未完の命

 子供の首をしめること、車で跳ねて苦しんでいる子を放置すること。どこまでこの社会は落ちていくのだろう。この世に産み落とされるだけでは人間になれない。母に愛され、父に愛され、祖父母、おじ、おば、近所の住人に愛されてはじめて人間になれる。どの部分の愛が欠如したのかしらないが、修復されることもなく大人になった者が、いとも簡単に、人の命を奪う。人間になれないまま、身体だけは大きくなってしまった生き物に奪われた命は、70年も未完の部分を残して終わる。もし70年その子が人生を演ずれば、どれくらいたくさんの人を喜ばせ、助け、喝采を浴びただろう。誰にその演劇を終わらせる権利があるのだ。  人を傷つけないようにと、人生のどの部分で僕達は教えられたのだろう。
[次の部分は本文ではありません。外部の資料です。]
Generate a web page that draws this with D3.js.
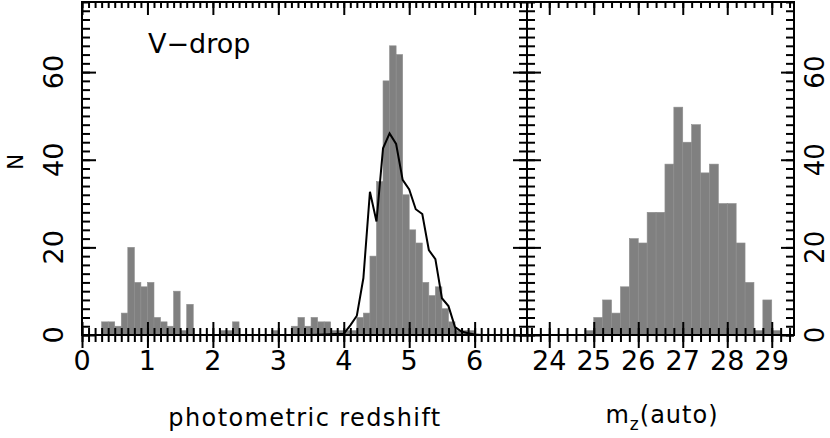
<!DOCTYPE html>
<html>
<head>
<meta charset="utf-8">
<script src="https://cdn.jsdelivr.net/npm/d3@7"></script>
<style>
  body { margin: 0; background: #fff; }
  text { font-family: "DejaVu Sans", sans-serif; fill: #000; }
</style>
</head>
<body>
<div id="chart"></div>
<script>
var svgWidth = 830;
var svgHeight = 438;

// photometric redshift histogram: lower bin edge (bin width 0.1) and counts
var zBinLo = [0.3, 0.4, 0.5, 0.6, 0.7, 0.8, 0.9, 1.0, 1.1, 1.2, 1.3, 1.4, 1.5, 1.6,
              2.1, 2.2, 2.3, 2.9, 3.2, 3.3, 3.4, 3.5, 3.6, 3.7, 3.8, 3.9,
              4.0, 4.1, 4.2, 4.3, 4.4, 4.5, 4.6, 4.7, 4.8, 4.9, 5.0, 5.1, 5.2,
              5.3, 5.4, 5.5, 5.6, 5.7, 5.8, 5.9];
var zCounts = [3, 3, 2, 5, 20, 12, 11, 12, 4, 3, 2, 10, 1, 7,
               1, 1, 3, 1, 2, 4, 2, 4, 3, 3, 1, 1,
               1, 1, 4, 5, 18, 35, 58, 66, 64, 32, 24, 21, 12,
               9, 11, 6, 3, 1, 1, 1];
var zBinWidth = 0.1;

// model curve over the redshift histogram
var curveZ = [3.0, 3.5, 3.9, 4.0, 4.1, 4.2, 4.3, 4.4, 4.5, 4.6, 4.7, 4.8, 4.9, 5.0,
              5.1, 5.2, 5.3, 5.4, 5.5, 5.6, 5.7, 5.8, 5.9, 6.0, 6.1, 6.8];
var curveN = [0, 0, 0.2, 0.3, 2.2, 4.4, 13, 32.7, 25.9, 42.6, 46, 43.6, 35.4, 33.2,
              28.7, 27.6, 19.4, 17.3, 8.4, 6.6, 1.8, 0.8, 0.4, 0.1, 0, 0];

// m_z(auto) histogram: lower bin edge (bin width 0.2) and counts
var mBinLo = [24.8, 25.0, 25.2, 25.4, 25.6, 25.8, 26.0, 26.2, 26.4, 26.6, 26.8,
              27.0, 27.2, 27.4, 27.6, 27.8, 28.0, 28.2, 28.4, 28.6, 28.8, 29.0];
var mCounts = [1, 4, 8, 5, 11, 22, 21, 28, 28, 39, 52,
               44, 48, 37, 39, 30, 30, 21, 12, 1, 8, 1];
var mBinWidth = 0.2;

var zTickLabels = [0, 1, 2, 3, 4, 5, 6];
var mTickLabels = [24, 25, 26, 27, 28, 29];
var nTickLabels = [0, 20, 40, 60];

var plotTop = 2, plotBottom = 335;
var leftX = 82, midX = 527, rightX = 794;

var svg = d3.select("#chart")
    .append("svg")
    .attr("width", svgWidth)
    .attr("height", svgHeight);

var yScale = d3.scaleLinear().domain([0, 76]).range([plotBottom, plotTop]);
var zScale = d3.scaleLinear().domain([0, 6.8]).range([leftX, midX]);
var mScale = d3.scaleLinear().domain([23.5, 29.5]).range([midX, rightX]);

function steps(a, b, s) {
    return d3.range(Math.round(a / s), Math.round(b / s) + 1).map(function(i) { return +(i * s).toFixed(3); });
}

// bars
function bars(lo, counts, w, xs) {
    svg.append("g").selectAll("rect")
        .data(lo)
        .enter()
        .append("rect")
        .attr("x", function(d) { return xs(d); })
        .attr("width", function(d) { return xs(d + w) - xs(d); })
        .attr("y", function(d, i) { return yScale(counts[i]); })
        .attr("height", function(d, i) { return yScale(0) - yScale(counts[i]); })
        .attr("fill", "#808080")
        .attr("stroke", "#8e8e8e")
        .attr("stroke-width", 0.6);
}
bars(zBinLo, zCounts, zBinWidth, zScale);
bars(mBinLo, mCounts, mBinWidth, mScale);

// curve
var line = d3.line()
    .x(function(d) { return zScale(d); })
    .y(function(d, i) { return yScale(curveN[i]); });
svg.append("path")
    .datum(curveZ)
    .attr("d", line)
    .attr("fill", "none")
    .attr("stroke", "#000")
    .attr("stroke-width", 2);

// ticks drawn with d3 axes, domain line removed
function tickGroup(axisFn, scale, values, size, tx, ty) {
    var g = svg.append("g")
        .attr("transform", "translate(" + tx + "," + ty + ")")
        .call(axisFn(scale).tickValues(values).tickSize(size).tickFormat(""));
    g.select(".domain").remove();
    g.selectAll("line").attr("stroke", "#000").attr("stroke-width", 2);
    return g;
}

var zMinor = steps(0, 6.8, 0.1);
var mMinor = steps(23.6, 29.4, 0.2);
var nMinor = steps(0, 76, 2);
var nMajor = [0, 20, 40, 60];

// bottom axes, ticks cross the axis
tickGroup(d3.axisBottom, zScale, zMinor, 7, 0, plotBottom);
tickGroup(d3.axisTop, zScale, zMinor, 7, 0, plotBottom);
tickGroup(d3.axisBottom, zScale, zTickLabels, 13, 0, plotBottom);
tickGroup(d3.axisTop, zScale, zTickLabels, 13, 0, plotBottom);
tickGroup(d3.axisBottom, mScale, mMinor, 7, 0, plotBottom);
tickGroup(d3.axisTop, mScale, mMinor, 7, 0, plotBottom);
tickGroup(d3.axisBottom, mScale, mTickLabels, 13, 0, plotBottom);
tickGroup(d3.axisTop, mScale, mTickLabels, 13, 0, plotBottom);

// top axes, inward
tickGroup(d3.axisBottom, zScale, zMinor, 6, 0, plotTop);
tickGroup(d3.axisBottom, zScale, zTickLabels, 13, 0, plotTop);
tickGroup(d3.axisBottom, mScale, mMinor, 6, 0, plotTop);
tickGroup(d3.axisBottom, mScale, mTickLabels, 13, 0, plotTop);

// left axis inward
tickGroup(d3.axisRight, yScale, nMinor, 8, leftX, 0);
tickGroup(d3.axisRight, yScale, nMajor, 14, leftX, 0);
// separator, both sides
tickGroup(d3.axisRight, yScale, nMinor, 8, midX, 0);
tickGroup(d3.axisLeft, yScale, nMinor, 8, midX, 0);
tickGroup(d3.axisRight, yScale, nMajor, 14, midX, 0);
tickGroup(d3.axisLeft, yScale, nMajor, 14, midX, 0);
// right axis inward
tickGroup(d3.axisLeft, yScale, nMinor, 8, rightX, 0);
tickGroup(d3.axisLeft, yScale, nMajor, 13, rightX, 0);

// frame
svg.append("rect")
    .attr("x", leftX).attr("y", plotTop)
    .attr("width", rightX - leftX).attr("height", plotBottom - plotTop)
    .attr("fill", "none").attr("stroke", "#000").attr("stroke-width", 2);
svg.append("line")
    .attr("x1", midX).attr("x2", midX).attr("y1", plotTop).attr("y2", plotBottom)
    .attr("stroke", "#000").attr("stroke-width", 2);

// tick labels
svg.append("g").selectAll("text")
    .data(zTickLabels)
    .enter()
    .append("text")
    .attr("x", function(d) { return zScale(d); })
    .attr("y", 370)
    .attr("text-anchor", "middle")
    .style("font-size", "27px")
    .text(function(d) { return d; });

svg.append("g").selectAll("text")
    .data(mTickLabels)
    .enter()
    .append("text")
    .attr("x", function(d) { return mScale(d); })
    .attr("y", 370)
    .attr("text-anchor", "middle")
    .style("font-size", "27px")
    .text(function(d) { return d; });

svg.append("g").selectAll("text")
    .data(nTickLabels)
    .enter()
    .append("text")
    .attr("transform", function(d) { return "translate(63," + yScale(d) + ") rotate(-90)"; })
    .attr("text-anchor", "middle")
    .style("font-size", "27px")
    .text(function(d) { return d; });

svg.append("g").selectAll("text")
    .data(nTickLabels)
    .enter()
    .append("text")
    .attr("transform", function(d) { return "translate(824," + yScale(d) + ") rotate(-90)"; })
    .attr("text-anchor", "middle")
    .style("font-size", "26px")
    .text(function(d) { return d; });

// axis titles
svg.append("text")
    .attr("transform", "translate(23,162) rotate(-90)")
    .attr("text-anchor", "middle")
    .style("font-size", "21px")
    .text("N");

svg.append("text")
    .attr("x", 305)
    .attr("y", 426)
    .attr("text-anchor", "middle")
    .style("font-size", "24px")
    .style("letter-spacing", "1.4px")
    .text("photometric redshift");

var mt = svg.append("text")
    .attr("x", 662)
    .attr("y", 423)
    .attr("text-anchor", "middle")
    .style("font-size", "24px")
    .style("letter-spacing", "1px");
mt.append("tspan").text("m");
mt.append("tspan").attr("dy", 7).style("font-size", "17px").text("z");
mt.append("tspan").attr("dy", -7).text("(auto)");

svg.append("text")
    .attr("x", 148)
    .attr("y", 53)
    .style("font-size", "27px")
    .text("V\u2212drop");
</script>
</body>
</html>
可愛そうな人を助けるようにとどの部分で教えられたのだろう。人としての最低の倫理をどの部分で教えられたのだろう。親が口に出して諭してくれたのか、祖父母がいたたまれずに倫理を説いたのか、近所のお節介焼きのおじさんが教育してくれたのか。或いは学校で習ったのか。いやいや両親はひたすら働いていただけだ。題も分からずに読みまくった本の中に道が示されていたのか。  カラスがツバメの雛を狙っている。自然の摂理だとしても、強いものが弱い者の命を奪うことには耐えられない。だから僕はツバメを守る。日本人は判官びいきで、弱いものに味方する美徳を持っていたのだが、それはもう過去のものになろうとしている。親鳥がえさを持って帰るのをひたすら待っている雛たちの鳴き声が、人間社会の出来事と重なってしまう。